Pour le politologue montpelliérain Michel Crespy, l'utilisation par le gouvernement du 49.3 pour faire passer en force le projet de réforme des retraites en dit long sur une France actuellement "ingouvernable et irréformable".  

Avez-vous été surpris par la décision d’user du 49.3 ?

Ça découle d’une logique à partir du moment où, ayant fait leurs comptes, ils se sont aperçus qu’ils étaient encore dix ou quinze sièges en dessous de ce qu’il fallait. Mais ça, jusqu’au dernier moment, on ne savait pas comment ça allait tourner. Tout dépendait du vote des députés LR mais pas seulement. Il y avait trois députés Horizons qui avaient déclaré s’abstenir, le groupe Liot était divisé. Le président du groupe disait : "Il y a quinze députés qui vont contre et cinq, on ne sait pas."

Ça dit quoi l’usage du 49.3 pour une telle réforme ?

Le quinquennat est fini, parce que c’est la démonstration qu’il n’y a pas de majorité possible. LR est trop divisé. L’idée de construire une majorité relativement stable entre Renaissance et LR, comme Véran l’avait annoncé il y a quelques jours ? Cette majorité-là n’existe pas, en raison des divisions de LR en particulier. Donc, ils ne peuvent plus rien faire passer.
Mardi, ils se sont fait battre sur le nucléaire, sur les retraites ils sont obligés de passer par le 49.3. Ils ne peuvent plus rien voter, c’est fini, sauf sur des textes où il y a un consensus total. Les réformes, c’est fini, il n’y a plus rien à faire.

Une dissolution est inéluctable ? Ou un remaniement, dans un premier temps ?

La dissolution, ce serait complètement logique. Logique d’en tirer les conséquences, de se dire il n’y a pas de majorité, on va demander au peuple d’en donner une à quelqu’un. Le problème, c’est qu’on n’est pas du tout dans une situation d’alternance. On est dans une situation à trois, dans laquelle il n’y a pas de majorité, pour aucun des trois.
Donc la dissolution ne réglera pas le problème, elle risque de renvoyer une assemblée assez semblable à celle-ci, avec un peu moins de Renaissance, un peu moins de LFI, et un peu plus de RN.

Aucune de ces trois forces en présence, seule, ne pourrait dégager une majorité…

Il y a une majorité des deux tiers qui trouve que Macron est un mauvais président, il y a une majorité des deux tiers qui ne veut pas de Le Pen, et il y a une majorité des deux tiers qui ne veut pas de Mélenchon. Comment on fait ?
Si encore il y avait une situation dans laquelle on aurait un groupe qui aurait presque la majorité mais pas tout à fait. Mais ce n’est pas le cas actuellement.

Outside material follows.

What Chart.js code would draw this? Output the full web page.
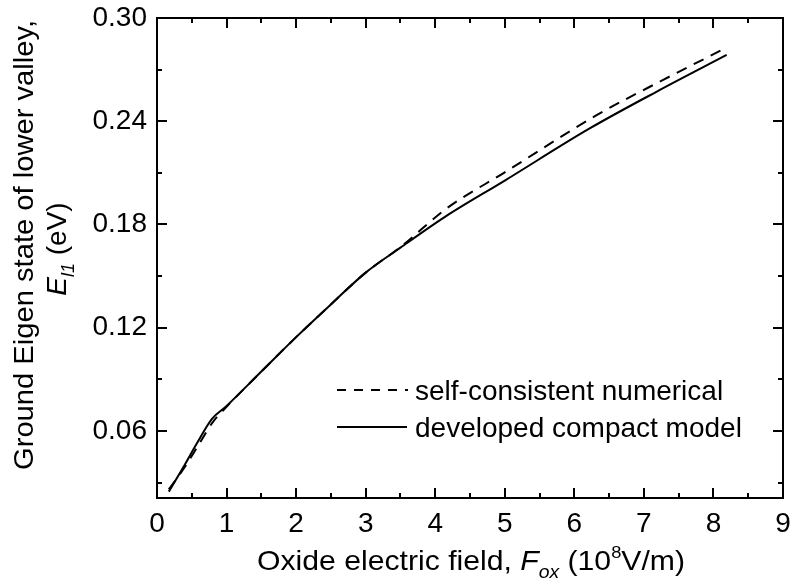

Historiquement, on se retrouve dans une situation inédite avec ces trois blocs ?

On a eu souvent des situations dans lesquelles on se demandait si le président allait entrer, ou pas, en cohabitation. Mais là, en cohabitation avec qui ?
Supposons que Borne démissionne, ce qu’elle devrait faire mais ça ne changera rien. Il va nommer qui ? Le chef de l’opposition ? Mais lequel ? Mélenchon ? Le Pen ? Et ils ont essayé un rapprochement avec la droite, ce qui était naturel, pour essayer de bâtir un bout de majorité au moins parlementaire, même si elle n’existe pas dans le pays. Mais c’est ce qui vient d’échouer.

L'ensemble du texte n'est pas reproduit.